Most contact lens wearers practice bad hygiene when it comes to their lenses

DALLAS — Most contact lens wearers in the United States put their eyes at risk by cutting corners and adopting bad habits when it comes to contact lens care and hygiene practices, according to a recent global survey conducted by Wakefield Research for Alcon.

The findings from the survey of 1,000 contact lens wearers in the United States indicate that 76% of consumers surveyed wouldn’t bathe in yesterday’s bath water, yet 92% of U.S. contact lens wearers surveyed reuse or “top-off” lens solution, instead of pouring it out and using fresh solution each day. This common habit does not effectively clean or disinfect contact lenses, and can actually put a person's eye health at risk. 
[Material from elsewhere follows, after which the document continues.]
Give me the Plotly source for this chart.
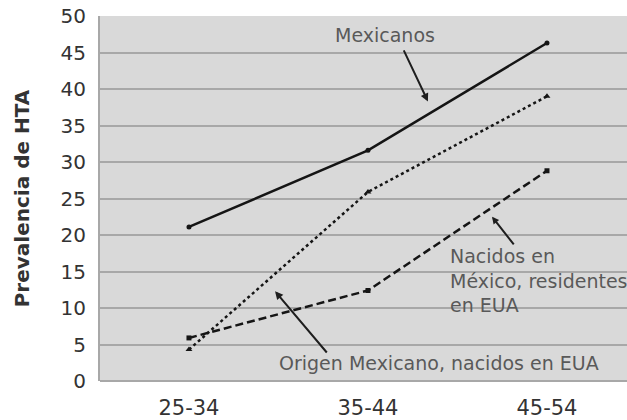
import plotly.graph_objects as go

categories = ["25-34", "35-44", "45-54"]
mexicanos = [21.1, 31.6, 46.3]
nacidos_mexico = [4.3, 25.9, 39.0]
origen_mexicano = [5.9, 12.4, 28.8]
y_ticks = [0, 5, 10, 15, 20, 25, 30, 35, 40, 45, 50]

FONT = "DejaVu Sans"
fig = go.Figure()

fig.add_trace(go.Scatter(x=categories, y=mexicanos, mode="lines+markers",
                         line=dict(color="#151515", width=2.5),
                         marker=dict(symbol="circle", size=5, color="#151515"),
                         name="Mexicanos"))
fig.add_trace(go.Scatter(x=categories, y=nacidos_mexico, mode="lines+markers",
                         line=dict(color="#151515", width=2.5, dash="dot"),
                         marker=dict(symbol="triangle-up", size=6, color="#151515"),
                         name="Nacidos en México, residentes en EUA"))
fig.add_trace(go.Scatter(x=categories, y=origen_mexicano, mode="lines+markers",
                         line=dict(color="#151515", width=2.5, dash="8px,4px"),
                         marker=dict(symbol="square", size=5, color="#151515"),
                         name="Origen Mexicano, nacidos en EUA"))

txt_color = "#595959"
arrow_color = "#1e1e1e"
annotations = [
    dict(x=1.095, y=47.4, text="Mexicanos", showarrow=False,
         font=dict(family=FONT, size=19, color=txt_color), xanchor="center", yanchor="middle"),
    dict(x=0.492, y=2.45, text="Origen Mexicano, nacidos en EUA", showarrow=False,
         font=dict(family=FONT, size=19, color=txt_color), xanchor="left", yanchor="middle"),
    dict(x=1.447, y=13.8, text="Nacidos en<br>México, residentes<br>en EUA", showarrow=False,
         align="left",
         font=dict(family=FONT, size=19, color=txt_color), xanchor="left", yanchor="middle"),
    # arrows
    dict(x=1.335, y=38.3, ax=1.196, ay=45.5, axref="x", ayref="y", text="",
         showarrow=True, arrowhead=2, arrowsize=0.8, arrowwidth=2, arrowcolor=arrow_color),
    dict(x=1.693, y=22.5, ax=1.821, ay=18.5, axref="x", ayref="y", text="",
         showarrow=True, arrowhead=2, arrowsize=0.7, arrowwidth=2, arrowcolor=arrow_color),
    dict(x=0.481, y=12.3, ax=0.777, ay=3.7, axref="x", ayref="y", text="",
         showarrow=True, arrowhead=2, arrowsize=0.8, arrowwidth=2, arrowcolor=arrow_color),
]

fig.update_layout(
    width=627, height=420,
    margin=dict(l=100, r=0, t=16, b=37),
    paper_bgcolor="white",
    plot_bgcolor="#d9d9d9",
    showlegend=False,
    annotations=annotations,
    xaxis=dict(type="category", range=[-0.497, 2.447], showgrid=False,
               showline=False, zeroline=False,
               tickfont=dict(family=FONT, size=21, color="#333333"),
               ticks="outside", ticklen=8, tickcolor="rgba(0,0,0,0)"),
    yaxis=dict(range=[0, 50], tickvals=y_ticks, showgrid=True, gridcolor="#a8a8a8",
               gridwidth=2, zeroline=True, zerolinecolor="#a8a8a8", zerolinewidth=2,
               showline=True, linecolor="#a8a8a8", linewidth=2,
               tickfont=dict(family=FONT, size=20, color="#333333"),
               ticks="outside", ticklen=8, tickcolor="rgba(0,0,0,0)",
               title=dict(text="<b>Prevalencia de HTA</b>", standoff=26,
                          font=dict(family=FONT, size=20, color="#333333"))),
)

fig.write_html("out.html", config={"displayModeBar": False},
               post_script="document.body.style.margin='0';document.body.style.overflow='hidden';")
According to the survey, a majority of consumers admit to a number of behaviors that could lead to dirty lenses and, ultimately, discomfort or infection. For example, storing contact lenses in tap water rather than in disinfecting solution (35% of wearers in the U.S.) or failing to rinse lenses with disinfecting solution before placing them in their lens storage case (55% of wearers in the U.S.). Other common “bad habits” included:

Wearing lenses for additional or more days than recommended by the manufacturer (66%); failing to disinfect your contact lenses overnight and before taking them out of the lens case and putting them in your eye; and rinsing a contact lens by putting it in the mouth, instead of using disinfecting solution.